### EXERCISE BRIEF
From the entries below, pull out each line where "with" appears.

==========

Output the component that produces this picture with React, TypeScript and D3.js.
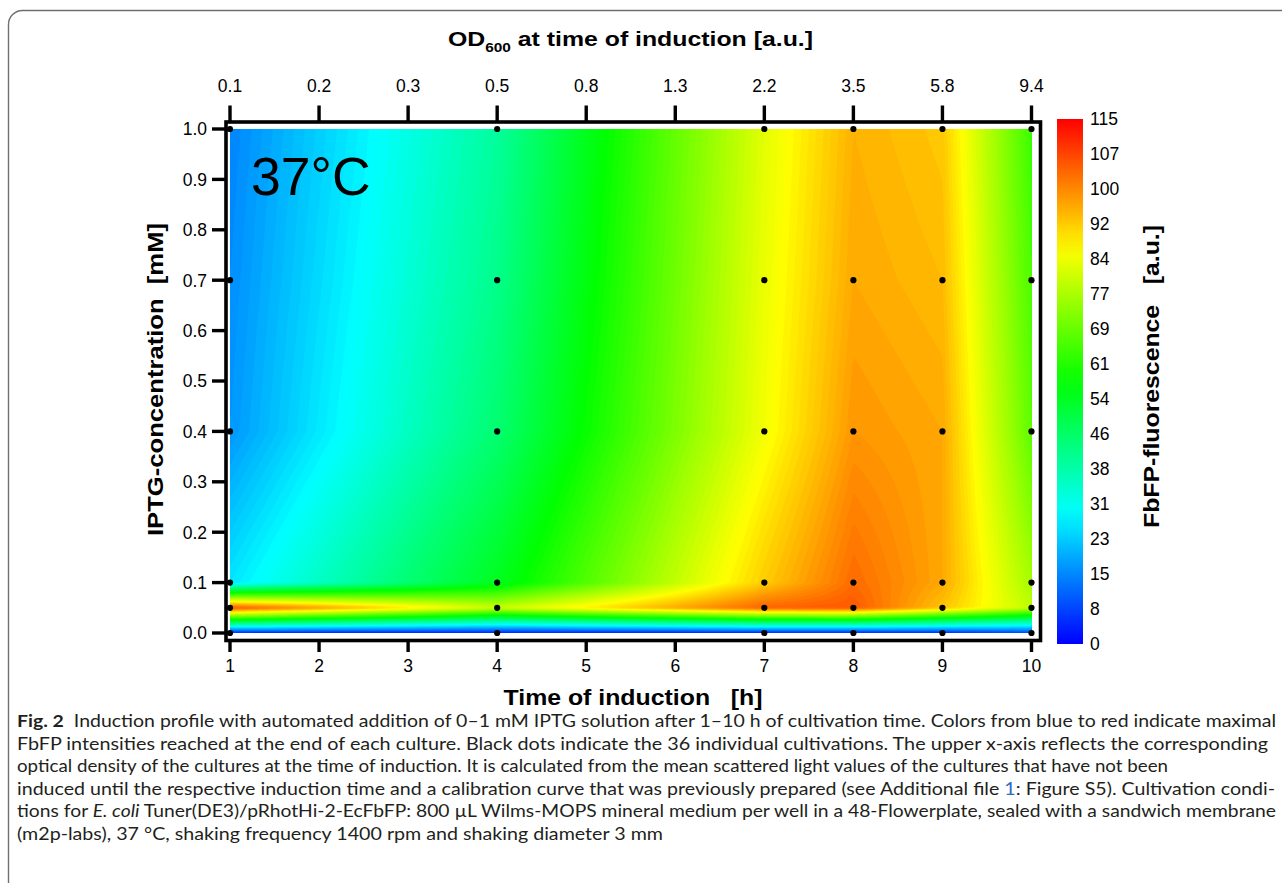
import { useMemo } from "react";
import * as d3 from "d3";

// induction grid (36 cultivations)
const timeH = [1, 4, 7, 8, 9, 10];
const iptgMM = [0, 0.05, 0.1, 0.4, 0.7, 1.0];
// FbFP fluorescence, one row per IPTG level (same order as iptgMM), one column per time
const fbfp: number[][] = [
  [3, 3, 3, 3, 4, 7],
  [106, 80, 104, 105, 93, 79],
  [26, 54, 92, 103, 96, 76],
  [17, 45, 85, 98, 96, 68],
  [16, 42, 84, 96, 94, 66],
  [15, 40, 83, 95, 92.5, 64],
];

const timeTicks = [1, 2, 3, 4, 5, 6, 7, 8, 9, 10];
const odTicks = ["0.1", "0.2", "0.3", "0.5", "0.8", "1.3", "2.2", "3.5", "5.8", "9.4"];
const iptgTicks = [0, 0.1, 0.2, 0.3, 0.4, 0.5, 0.6, 0.7, 0.8, 0.9, 1.0];
const colorTicks = ["0", "8", "15", "23", "31", "38", "46", "54", "61", "69", "77", "84", "92", "100", "107", "115"];
const colorStops = [0, 28.75, 57.5, 86.25, 115];
const colorNames = ["#0000ff", "#00ffff", "#00ff00", "#ffff00", "#ff0000"];

const captionLines = [
  "Induction profile with automated addition of 0–1 mM IPTG solution after 1–10 h of cultivation time. Colors from blue to red indicate maximal",
  "FbFP intensities reached at the end of each culture. Black dots indicate the 36 individual cultivations. The upper x-axis reflects the corresponding",
  "optical density of the cultures at the time of induction. It is calculated from the mean scattered light values of the cultures that have not been",
  "induced until the respective induction time and a calibration curve that was previously prepared (see Additional file ",
  "tions for ",
  "(m2p-labs), 37 °C, shaking frequency 1400 rpm and shaking diameter 3 mm",
];

const W = 1282;
const H = 883;
const font = "'Liberation Sans', Arial, Helvetica, sans-serif";

const x = d3.scaleLinear().domain([1, 10]).range([230, 1031.5]);
const y = d3.scaleLinear().domain([0, 1]).range([633, 129]);
const color = d3.scaleLinear<string>().domain(colorStops).range(colorNames).clamp(true);
const cbY = d3.scalePoint<string>().domain(colorTicks).range([644, 119]);

function locate(arr: number[], v: number): [number, number] {
  let i = d3.bisectRight(arr, v) - 1;
  i = Math.max(0, Math.min(arr.length - 2, i));
  const t = (v - arr[i]) / (arr[i + 1] - arr[i]);
  return [i, Math.max(0, Math.min(1, t))];
}

function surface(tx: number, ty: number) {
  const [i, u] = locate(timeH, tx);
  const [j, v] = locate(iptgMM, ty);
  const a = fbfp[j][i], b = fbfp[j][i + 1];
  const c = fbfp[j + 1][i], d = fbfp[j + 1][i + 1];
  return (a * (1 - u) + b * u) * (1 - v) + (c * (1 - u) + d * u) * v;
}

const App = () => {
  const bands = useMemo(() => {
    const x0 = x.range()[0], x1 = x.range()[1];
    const y0 = y.range()[1], y1 = y.range()[0];
    const nx = Math.ceil((x1 - x0) / 2);
    const ny = Math.ceil((y1 - y0) / 1.5);
    const sx = (x1 - x0) / nx;
    const sy = (y1 - y0) / ny;
    const vals = new Array(nx * ny);
    for (let r = 0; r < ny; r++) {
      const dy = y.invert(y0 + (r + 0.5) * sy);
      for (let c = 0; c < nx; c++) {
        const dx = x.invert(x0 + (c + 0.5) * sx);
        vals[r * nx + c] = surface(dx, dy);
      }
    }
    const thresholds = d3.range(0, 115, 1);
    const contours = d3.contours().size([nx, ny]).thresholds(thresholds)(vals);
    const path = d3.geoPath(
      d3.geoTransform({
        point(px: number, py: number) {
          this.stream.point(x0 + px * sx, y0 + py * sy);
        },
      })
    );
    return contours.map((g) => ({ d: path(g as any) || "", fill: color(g.value + 0.5) }));
  }, []);

  const gradStops = d3.range(0, 116, 5);

  return (
    <svg
      width={W}
      height={H}
      style={{ position: "absolute", left: 0, top: 0, background: "#fff" }}
      fontFamily={font}
    >
      <defs>
        <linearGradient id="cb" x1="0" y1="1" x2="0" y2="0">
          {gradStops.map((v) => (
            <stop key={v} offset={v / 115} stopColor={color(v)} />
          ))}
        </linearGradient>
      </defs>

      <rect x={8.5} y={10.5} width={1300} height={900} rx={14} fill="none" stroke="#6f6f6f" strokeWidth={1.4} />

      {/* contour surface */}
      <g>
        {bands.map((b, i) => (
          <path key={i} d={b.d} fill={b.fill} stroke="none" />
        ))}
      </g>

      {/* frame */}
      <rect x={226} y={122} width={814.5} height={518.5} fill="none" stroke="#000" strokeWidth={3.6} />

      {/* top axis */}
      {timeTicks.map((t, i) => (
        <g key={"tt" + t}>
          <line x1={x(t)} x2={x(t)} y1={105.5} y2={122} stroke="#000" strokeWidth={3.4} />
          <text x={x(t)} y={92} textAnchor="middle" fontSize={17.5}>
            {odTicks[i]}
          </text>
        </g>
      ))}
      <text x={630.5} y={45.5} textAnchor="middle" fontSize={21} fontWeight="bold" textLength={365} lengthAdjust="spacingAndGlyphs">
        OD
        <tspan fontSize={13} dy={6}>600</tspan>
        <tspan dy={-6}> at time of induction [a.u.]</tspan>
      </text>

      {/* bottom axis */}
      {timeTicks.map((t) => (
        <g key={"bt" + t}>
          <line x1={x(t)} x2={x(t)} y1={640} y2={652} stroke="#000" strokeWidth={3.4} />
          <text x={x(t)} y={672} textAnchor="middle" fontSize={17.5}>
            {t}
          </text>
        </g>
      ))}
      <text x={633} y={705} textAnchor="middle" fontSize={22} fontWeight="bold" textLength={259} lengthAdjust="spacingAndGlyphs" xmlSpace="preserve">
        Time of induction   [h]
      </text>

      {/* left axis */}
      {iptgTicks.map((v) => (
        <g key={"yl" + v}>
          <line x1={212} x2={226} y1={y(v)} y2={y(v)} stroke="#000" strokeWidth={3.4} />
          <text x={207} y={y(v)} dy="0.36em" textAnchor="end" fontSize={17.5}>
            {v.toFixed(1)}
          </text>
        </g>
      ))}
      <text
        transform="translate(162.5,379.5) rotate(-90)"
        textAnchor="middle"
        fontSize={22.5}
        fontWeight="bold"
        textLength={313}
        lengthAdjust="spacingAndGlyphs"
        xmlSpace="preserve"
      >
        IPTG-concentration  [mM]
      </text>

      {/* cultivation dots */}
      {iptgMM.map((c) =>
        timeH.map((t) => <circle key={t + "-" + c} cx={x(t)} cy={y(c)} r={3.1} fill="#000" />)
      )}

      <text x={251} y={195} fontSize={53.5}>
        37°C
      </text>

      {/* colour bar */}
      <rect x={1057} y={119} width={26} height={525} fill="url(#cb)" />
      {colorTicks.map((l) => (
        <text key={"cb" + l} x={1090} y={cbY(l)} dy="0.36em" fontSize={17.5}>
          {l}
        </text>
      ))}
      <text
        transform="translate(1158.5,376.5) rotate(-90)"
        textAnchor="middle"
        fontSize={22.5}
        fontWeight="bold"
        textLength={303}
        lengthAdjust="spacingAndGlyphs"
        xmlSpace="preserve"
      >
        FbFP-fluorescence   [a.u.]
      </text>

      {/* caption */}
      <g fontFamily="Lato, 'Open Sans', sans-serif" fontSize={17.5} fill="#231f20">
        <text x={17} y={727} textLength={1259} lengthAdjust="spacingAndGlyphs" xmlSpace="preserve">
          <tspan fontWeight="bold">Fig. 2</tspan>
          {"  " + captionLines[0]}
        </text>
        <text x={17} y={749.6} textLength={1251} lengthAdjust="spacingAndGlyphs">
          {captionLines[1]}
        </text>
        <text x={17} y={772.2} textLength={1151} lengthAdjust="spacingAndGlyphs">
          {captionLines[2]}
        </text>
        <text x={17} y={794.8} textLength={1258} lengthAdjust="spacingAndGlyphs">
          {captionLines[3]}
          <tspan fill="#2b6cc4">1</tspan>
          {": Figure S5). Cultivation condi-"}
        </text>
        <text x={17} y={817.4} textLength={1259} lengthAdjust="spacingAndGlyphs">
          {captionLines[4]}
          <tspan fontStyle="italic">E. coli</tspan>
          {" Tuner(DE3)/pRhotHi-2-EcFbFP: 800 µL Wilms-MOPS mineral medium per well in a 48-Flowerplate, sealed with a sandwich membrane"}
        </text>
        <text x={17} y={840} textLength={646} lengthAdjust="spacingAndGlyphs">
          {captionLines[5]}
        </text>
      </g>
    </svg>
  );
};

export default App;
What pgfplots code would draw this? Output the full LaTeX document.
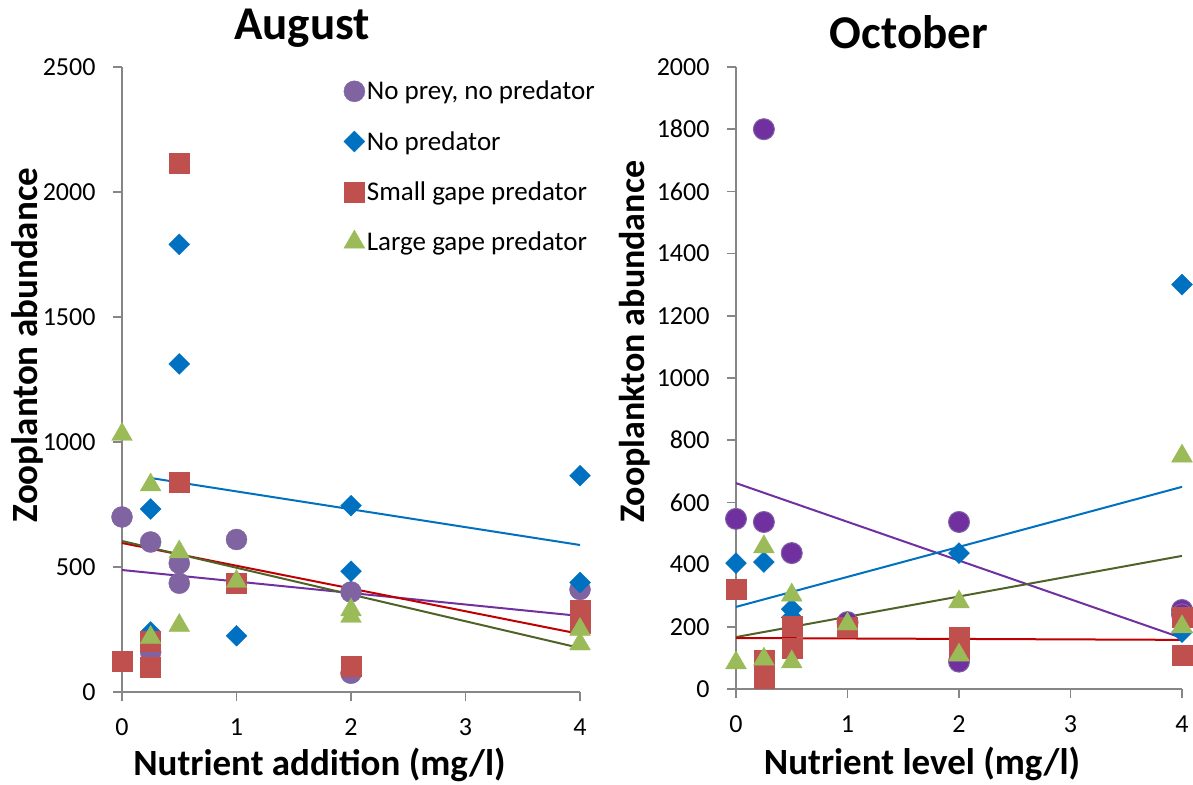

==========

### EXPECTED ANSWER
Output the component that produces this picture with React, TypeScript and D3.js.
  "Induction profile with automated addition of 0–1 mM IPTG solution after 1–10 h of cultivation time. Colors from blue to red indicate maximal",
          {" Tuner(DE3)/pRhotHi-2-EcFbFP: 800 µL Wilms-MOPS mineral medium per well in a 48-Flowerplate, sealed with a sandwich membrane"}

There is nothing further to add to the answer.